Understanding Gig Workers Resistance to Algorithmic Control (ReACt)
What is the project about?
Organizations increasingly rely on algorithmic control (AC), which can automate control activities and replace human tasks, but diverget resistance behaviors to AC exist among gig workers.
Wider research context
Organizations increasingly rely on algorithmic control (AC), which leverages the capabilities of novel digital technologies and intelligent algorithms to automate control activities previously performed by human managers. Existing research points to a diverse set of resistance behavior to AC. To explain these diverse reactions, our study focuses on gig-economy work, where AC is particularly prevalent, and draws from control theory and several resistance framewors, such as resistance to change, resistance to IS, and resistance to control and domination in the workplace, and contextualizes these to the peculiarities of AC resistance.
Objectives
While current research has started to identify typical gig worker reactions, little is known about which factors and generative mechanisms are salient for explaining why and how gig workers show (often divergent) reactions to AC. Thus, this research project tries to uncover the mechanisms behind gig workers resistance to AC.
Approach
This work started by conceptualizing AC and gig workers responses to AC. Based on the derived conceptual framework, which includes AC resistance profiles and their antecedents as well as rich insights into AC resistance in gig economy platforms, a multidimensional instrument for measuring AC reaction and their antecedents will be developed. This instrument will then be used to empirically explore the mechaisms behind gig workers resistance, and develop a process model to explain how and why AC resistance change over time. Next to well-established research methods, such as case study, surveys, and a field experiment the project also employs a number of innovative reseatch methods, such as experience sampling, topic modeling, Q-study, web scraping, etc.
Level of originality
A nuanced understanding of the mechanisms behind gig workers resistance to AC will provide a much-needed foundation for further research in this area, investigating relevant topics for society and beyond, such as socio-emotional and economic impact on workers, as well as ethical considerations of AC in use.

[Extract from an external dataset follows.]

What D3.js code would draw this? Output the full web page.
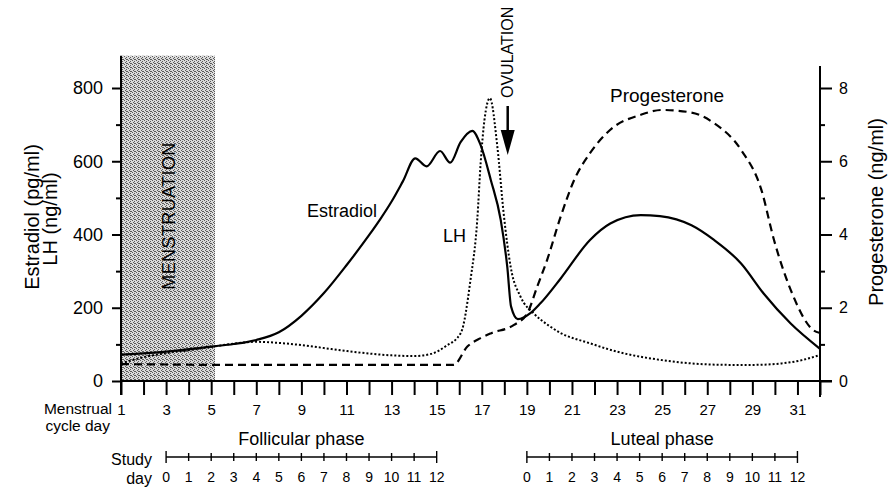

Furthermore, the findings of this project may help practitioners using AC, not only to explain negative control consequences, such as high turnover rates, a key problem to many gig-economy firms, but also to design and implement AC that truly help improve worker treatment and satisfaction. For example, further insights into feedback loops will provide the basis for designing more social, and thus more acceptable and ethical forms of algorithmic control processes. We thus hope that this research will also contribute to balancing power asymmetries, currently prevalent in many gig platforms.